A Kentucky state representative has said allegations he sexually assaulted a 17-year-old member of his church are part of a broader smear campaign against Republicans.
Dan Johnson, who gained headlines for comparing Barack and Michelle Obama to monkeys last year, has faced calls to resign from both Republican and Democratic congressional leaders in the wake of the child sexual assault allegations.
The Kentucky Centre for Investigative Reporting published a story on Monday reporting allegations the Republican lawmaker woke his daughter’s friend, Maranda Richmond, up during a sleepover in January 2013 and forced himself on her.
Ms Richmond, who was also a member of the church, claims Mr Johnson put his hands up her bra and down her knickers despite her begging him to stop. She said he eventually left and she managed to leave early in the morning before he woke up.
Police documents from an interview with Ms Richmond in 2013 support what Ms Richmond told the Kentucky Center for Investigative Reporting.
Mr Johnson has strenuously denied the allegations – branding her story “totally false” - and rejected calls to resign.
He argued it was part of a ploy to take down Republicans running for office and cited the example of Roy Moore – the Republican facing accusations from multiple women of sexual misconduct who just lost to Republican Doug Jones in the Senate race in Alabama.
"I don't think in every case women lie. Not at all,” Mr Johnson said during an announcement at his church on Tuesday.
“I think it is the season. Last election it seemed to be racism. This one seems to be sexual impropriety. If the police or anyone involved had thought that this was a real case, don't you think they would have pursued that? There is no way they would have let up if they thought there was something to it."
Police documents found by the Kentucky Centre for Investigative Reporting show a detective closed the case because Ms Richmond would not cooperate. However, Ms Richmond has denied this and insisted she did not once want to stop the investigation.
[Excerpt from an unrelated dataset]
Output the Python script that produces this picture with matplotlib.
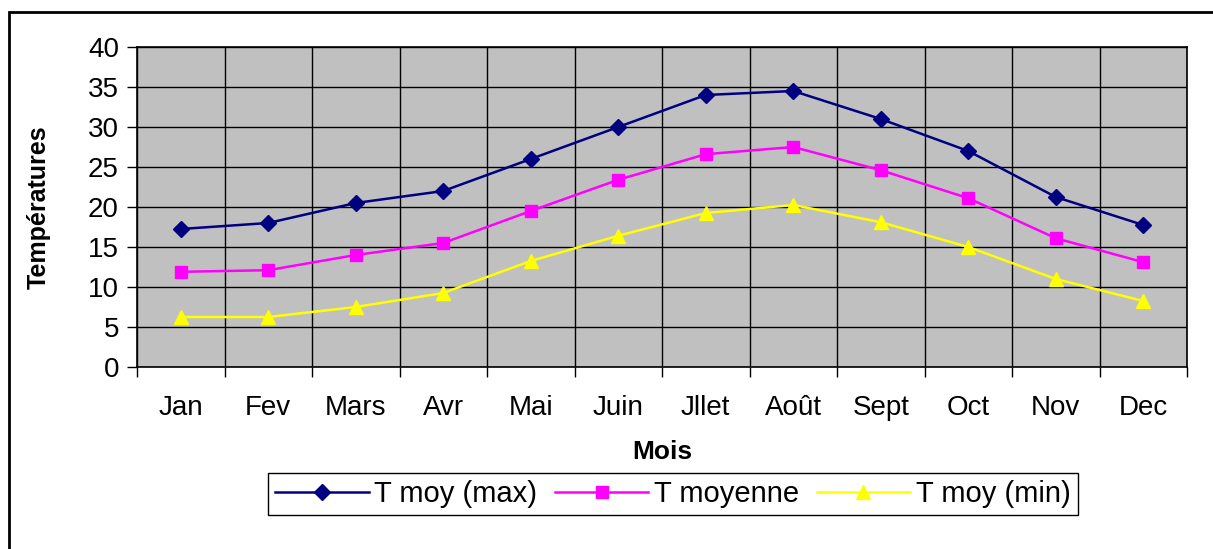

While Mr Johnson, who won the House’s 49th District seat in 2016, said he remembered the night of the alleged incident, he said "there was nothing that really happened."
His wife, Rebecca Johnson, has backed up his denial, saying Ms Richmond was sleeping in the same bed as the couple's daughter. She branded the accusations "crazy”.
Referring to Ms Richmond, his wife said: "She had a lot of issues in her life and we tried to be friendly with her, be a family close to her. I counselled her a lot, just like a daughter. I don't know, I guess that didn't go over real good."
Mr Johnson said: “I don’t want to blast this girl, I have a lot of compassion for her. I’m very sorrowful that she’s in this dark place in her life.”
He added: "For this to be laid against me as an accusation is horrible. I'm mad as can be. No one wants to be accused falsely."
Mr Johnson is listed as the bishop of Heart of Fire Church in Louisville – a place of worship which is famed for its "gun choir” which includes the lawmaker and others clutching an assortment of pistols and AKs while singing "Amazing Grace”.
The Kentucky Centre for Investigative Reporting’s report shows how Mr Johnson, who calls himself the “Pope” of his Louisville church, managed to build an image of himself as a pro-gun, pro-life “patriot” over the years.
Mr Johnson’s denial comes after Mr Moore lost to Mr Jones in an embarrassing defeat in Alabama on Tuesday night. Mr Jones, who rose to fame for prosecuting two former Ku Klux Klan members who bombed a black church, signalled the first Democrat win of such a seat in the state for two and a half decades.
Mr Moore, who gained the backing of President Donald Trump, has denied the allegations launched against him and rebuffed them as an attempt to undermine his campaign.
Mr Johnson had not responded to The Independent’s request for comment on the allegations at the time of publication.